XEBA-AM
- Belisario Domínguez-Guadalajara, Jalisco, Mexico; Mexico;
- Frequency: 820 kHz
- Branding: La Q

Programming
- Format: Mexican Regional
- Affiliations: Radiopolis

Ownership
- Owner: Grupo Radio Cañón; (TV Zac, S.A. de C.V.);
- Sister stations: XEHL-AM, XEAV-AM, XHABCJ-FM

History
- First air date: May 14, 1943 (concession)
- Former frequencies: 840 kHz
- Call sign meaning: BAjío

Technical information
- Licensing authority: CRT
- Class: B
- Power: 10,000 watts day/100 watts night
- Transmitter coordinates: 20°44′12.7″N 103°20′56.6″W﻿ / ﻿20.736861°N 103.349056°W

Links
- Webcast: Listen live
- Website: grupo-rc.mx

= XEBA-AM =

Radio station in Guadalajara, Jalisco, Mexico

XEBA-AM is a radio station on 820 AM in Guadalajara, Jalisco, known as La Q.

==History==
XEBA received its concession on May 14, 1943. It was owned by Concepción Romo Romo and broadcast as a daytimer with 1,000 watts. Radio Tapatía became the concessionaire in 1965, and in the 1990s, XEBA raised power to 10,000 watts and began nighttime broadcasts with 100 watts.

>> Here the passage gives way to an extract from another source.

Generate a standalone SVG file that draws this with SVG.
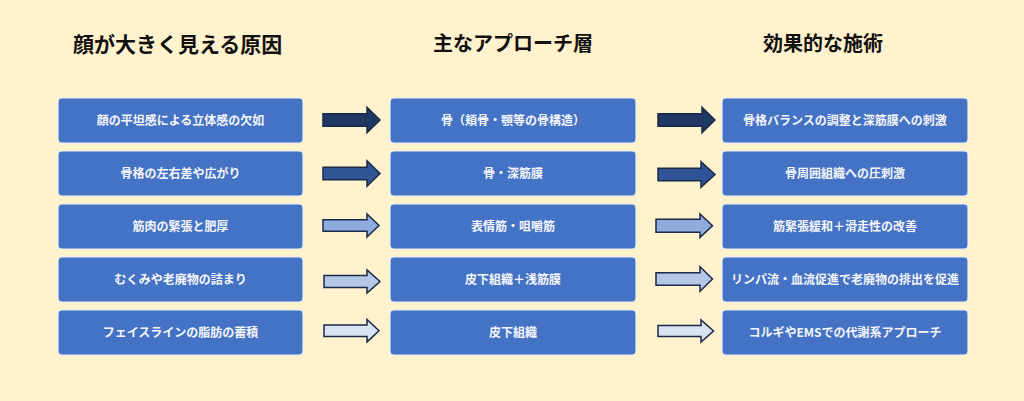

XEBA became "La Consentida" in 1989.

In 2017, XEBA-AM was sold by Televisa Radio to Zacatecas-based media conglomerate NTR Medios de Comunicación, doing business as TV Zac, S.A. de C.V. However, NTR did not begin programming XEBA on its own until September 16, 2019, when La Consentida left the air to make way for Radio Cañón, a simulcast of XEBA and fellow NTR acquisition XEHL-AM with music in English and six hours of daily news programs on weekdays.